Problem to work on: Return every line of the material exactly.

Dataset excerpt:
----------------------------------------

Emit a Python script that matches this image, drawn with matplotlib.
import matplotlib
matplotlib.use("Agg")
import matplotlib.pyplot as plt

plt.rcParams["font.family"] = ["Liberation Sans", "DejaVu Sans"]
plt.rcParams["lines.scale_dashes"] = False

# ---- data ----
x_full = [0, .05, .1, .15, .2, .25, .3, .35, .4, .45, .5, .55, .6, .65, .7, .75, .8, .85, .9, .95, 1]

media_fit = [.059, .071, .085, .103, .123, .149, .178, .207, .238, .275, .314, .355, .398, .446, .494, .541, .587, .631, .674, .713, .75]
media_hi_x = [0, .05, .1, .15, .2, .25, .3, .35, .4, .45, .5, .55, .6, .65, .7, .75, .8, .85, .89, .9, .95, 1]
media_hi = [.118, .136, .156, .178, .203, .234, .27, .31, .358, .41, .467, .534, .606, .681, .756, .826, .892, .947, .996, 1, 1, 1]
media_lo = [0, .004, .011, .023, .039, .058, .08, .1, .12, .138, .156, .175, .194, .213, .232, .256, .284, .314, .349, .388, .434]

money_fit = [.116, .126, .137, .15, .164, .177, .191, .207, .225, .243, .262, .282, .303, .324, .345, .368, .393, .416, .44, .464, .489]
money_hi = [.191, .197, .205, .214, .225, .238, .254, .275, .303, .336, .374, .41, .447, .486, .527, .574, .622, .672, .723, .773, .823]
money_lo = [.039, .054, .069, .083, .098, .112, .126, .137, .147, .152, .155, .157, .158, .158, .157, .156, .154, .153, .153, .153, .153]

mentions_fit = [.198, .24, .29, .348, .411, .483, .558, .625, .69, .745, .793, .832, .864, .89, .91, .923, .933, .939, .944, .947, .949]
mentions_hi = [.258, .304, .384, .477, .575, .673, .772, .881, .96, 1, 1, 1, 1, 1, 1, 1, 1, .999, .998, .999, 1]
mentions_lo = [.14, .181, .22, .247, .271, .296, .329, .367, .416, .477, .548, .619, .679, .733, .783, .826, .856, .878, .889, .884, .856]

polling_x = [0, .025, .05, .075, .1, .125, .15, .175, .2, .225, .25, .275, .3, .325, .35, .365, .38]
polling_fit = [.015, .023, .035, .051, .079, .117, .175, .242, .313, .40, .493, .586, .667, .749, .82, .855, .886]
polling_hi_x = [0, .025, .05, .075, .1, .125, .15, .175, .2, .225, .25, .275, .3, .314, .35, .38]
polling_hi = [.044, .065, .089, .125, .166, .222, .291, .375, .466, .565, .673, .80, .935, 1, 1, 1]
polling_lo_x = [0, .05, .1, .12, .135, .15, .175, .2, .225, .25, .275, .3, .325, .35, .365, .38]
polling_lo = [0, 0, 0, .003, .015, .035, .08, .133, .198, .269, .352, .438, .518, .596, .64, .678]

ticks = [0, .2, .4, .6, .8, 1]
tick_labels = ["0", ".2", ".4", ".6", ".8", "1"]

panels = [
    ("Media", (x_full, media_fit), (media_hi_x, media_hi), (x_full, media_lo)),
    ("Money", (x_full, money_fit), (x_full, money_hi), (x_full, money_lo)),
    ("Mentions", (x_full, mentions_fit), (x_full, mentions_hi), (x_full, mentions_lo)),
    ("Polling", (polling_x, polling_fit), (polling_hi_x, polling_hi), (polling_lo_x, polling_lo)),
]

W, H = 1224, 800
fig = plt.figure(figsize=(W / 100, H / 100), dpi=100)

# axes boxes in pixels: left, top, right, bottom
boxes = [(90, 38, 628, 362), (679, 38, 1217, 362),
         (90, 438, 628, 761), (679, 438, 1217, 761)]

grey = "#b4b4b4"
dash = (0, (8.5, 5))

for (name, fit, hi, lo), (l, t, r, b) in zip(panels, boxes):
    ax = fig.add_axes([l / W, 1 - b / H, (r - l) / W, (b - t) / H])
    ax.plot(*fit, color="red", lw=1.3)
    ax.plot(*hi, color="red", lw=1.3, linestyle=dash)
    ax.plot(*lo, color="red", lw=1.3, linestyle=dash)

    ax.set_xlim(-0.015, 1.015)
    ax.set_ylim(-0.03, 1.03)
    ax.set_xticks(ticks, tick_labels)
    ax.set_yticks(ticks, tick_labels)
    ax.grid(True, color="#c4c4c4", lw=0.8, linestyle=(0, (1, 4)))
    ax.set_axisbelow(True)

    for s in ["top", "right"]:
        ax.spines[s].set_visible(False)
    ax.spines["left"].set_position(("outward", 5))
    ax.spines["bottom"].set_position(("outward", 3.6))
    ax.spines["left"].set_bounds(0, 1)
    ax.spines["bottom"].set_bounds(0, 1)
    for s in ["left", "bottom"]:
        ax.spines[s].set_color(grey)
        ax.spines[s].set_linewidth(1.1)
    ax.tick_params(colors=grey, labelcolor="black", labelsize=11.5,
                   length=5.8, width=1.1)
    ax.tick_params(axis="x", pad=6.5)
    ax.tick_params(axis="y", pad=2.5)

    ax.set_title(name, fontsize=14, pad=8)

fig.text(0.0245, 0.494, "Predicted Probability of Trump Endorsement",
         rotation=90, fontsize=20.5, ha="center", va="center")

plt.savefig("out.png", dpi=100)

----------------------------------------

Result of the exercise:
Emit a Python script that matches this image, drawn with matplotlib.
import matplotlib
matplotlib.use("Agg")
import matplotlib.pyplot as plt

plt.rcParams["font.family"] = ["Liberation Sans", "DejaVu Sans"]
plt.rcParams["lines.scale_dashes"] = False

# ---- data ----
x_full = [0, .05, .1, .15, .2, .25, .3, .35, .4, .45, .5, .55, .6, .65, .7, .75, .8, .85, .9, .95, 1]

media_fit = [.059, .071, .085, .103, .123, .149, .178, .207, .238, .275, .314, .355, .398, .446, .494, .541, .587, .631, .674, .713, .75]
media_hi_x = [0, .05, .1, .15, .2, .25, .3, .35, .4, .45, .5, .55, .6, .65, .7, .75, .8, .85, .89, .9, .95, 1]
media_hi = [.118, .136, .156, .178, .203, .234, .27, .31, .358, .41, .467, .534, .606, .681, .756, .826, .892, .947, .996, 1, 1, 1]
media_lo = [0, .004, .011, .023, .039, .058, .08, .1, .12, .138, .156, .175, .194, .213, .232, .256, .284, .314, .349, .388, .434]

money_fit = [.116, .126, .137, .15, .164, .177, .191, .207, .225, .243, .262, .282, .303, .324, .345, .368, .393, .416, .44, .464, .489]
money_hi = [.191, .197, .205, .214, .225, .238, .254, .275, .303, .336, .374, .41, .447, .486, .527, .574, .622, .672, .723, .773, .823]
money_lo = [.039, .054, .069, .083, .098, .112, .126, .137, .147, .152, .155, .157, .158, .158, .157, .156, .154, .153, .153, .153, .153]

mentions_fit = [.198, .24, .29, .348, .411, .483, .558, .625, .69, .745, .793, .832, .864, .89, .91, .923, .933, .939, .944, .947, .949]
mentions_hi = [.258, .304, .384, .477, .575, .673, .772, .881, .96, 1, 1, 1, 1, 1, 1, 1, 1, .999, .998, .999, 1]
mentions_lo = [.14, .181, .22, .247, .271, .296, .329, .367, .416, .477, .548, .619, .679, .733, .783, .826, .856, .878, .889, .884, .856]

polling_x = [0, .025, .05, .075, .1, .125, .15, .175, .2, .225, .25, .275, .3, .325, .35, .365, .38]
polling_fit = [.015, .023, .035, .051, .079, .117, .175, .242, .313, .40, .493, .586, .667, .749, .82, .855, .886]
polling_hi_x = [0, .025, .05, .075, .1, .125, .15, .175, .2, .225, .25, .275, .3, .314, .35, .38]
polling_hi = [.044, .065, .089, .125, .166, .222, .291, .375, .466, .565, .673, .80, .935, 1, 1, 1]
polling_lo_x = [0, .05, .1, .12, .135, .15, .175, .2, .225, .25, .275, .3, .325, .35, .365, .38]
polling_lo = [0, 0, 0, .003, .015, .035, .08, .133, .198, .269, .352, .438, .518, .596, .64, .678]

ticks = [0, .2, .4, .6, .8, 1]
tick_labels = ["0", ".2", ".4", ".6", ".8", "1"]

panels = [
    ("Media", (x_full, media_fit), (media_hi_x, media_hi), (x_full, media_lo)),
    ("Money", (x_full, money_fit), (x_full, money_hi), (x_full, money_lo)),
    ("Mentions", (x_full, mentions_fit), (x_full, mentions_hi), (x_full, mentions_lo)),
    ("Polling", (polling_x, polling_fit), (polling_hi_x, polling_hi), (polling_lo_x, polling_lo)),
]

W, H = 1224, 800
fig = plt.figure(figsize=(W / 100, H / 100), dpi=100)

# axes boxes in pixels: left, top, right, bottom
boxes = [(90, 38, 628, 362), (679, 38, 1217, 362),
         (90, 438, 628, 761), (679, 438, 1217, 761)]

grey = "#b4b4b4"
dash = (0, (8.5, 5))

for (name, fit, hi, lo), (l, t, r, b) in zip(panels, boxes):
    ax = fig.add_axes([l / W, 1 - b / H, (r - l) / W, (b - t) / H])
    ax.plot(*fit, color="red", lw=1.3)
    ax.plot(*hi, color="red", lw=1.3, linestyle=dash)
    ax.plot(*lo, color="red", lw=1.3, linestyle=dash)

    ax.set_xlim(-0.015, 1.015)
    ax.set_ylim(-0.03, 1.03)
    ax.set_xticks(ticks, tick_labels)
    ax.set_yticks(ticks, tick_labels)
    ax.grid(True, color="#c4c4c4", lw=0.8, linestyle=(0, (1, 4)))
    ax.set_axisbelow(True)

    for s in ["top", "right"]:
        ax.spines[s].set_visible(False)
    ax.spines["left"].set_position(("outward", 5))
    ax.spines["bottom"].set_position(("outward", 3.6))
    ax.spines["left"].set_bounds(0, 1)
    ax.spines["bottom"].set_bounds(0, 1)
    for s in ["left", "bottom"]:
        ax.spines[s].set_color(grey)
        ax.spines[s].set_linewidth(1.1)
    ax.tick_params(colors=grey, labelcolor="black", labelsize=11.5,
                   length=5.8, width=1.1)
    ax.tick_params(axis="x", pad=6.5)
    ax.tick_params(axis="y", pad=2.5)

    ax.set_title(name, fontsize=14, pad=8)

fig.text(0.0245, 0.494, "Predicted Probability of Trump Endorsement",
         rotation=90, fontsize=20.5, ha="center", va="center")

plt.savefig("out.png", dpi=100)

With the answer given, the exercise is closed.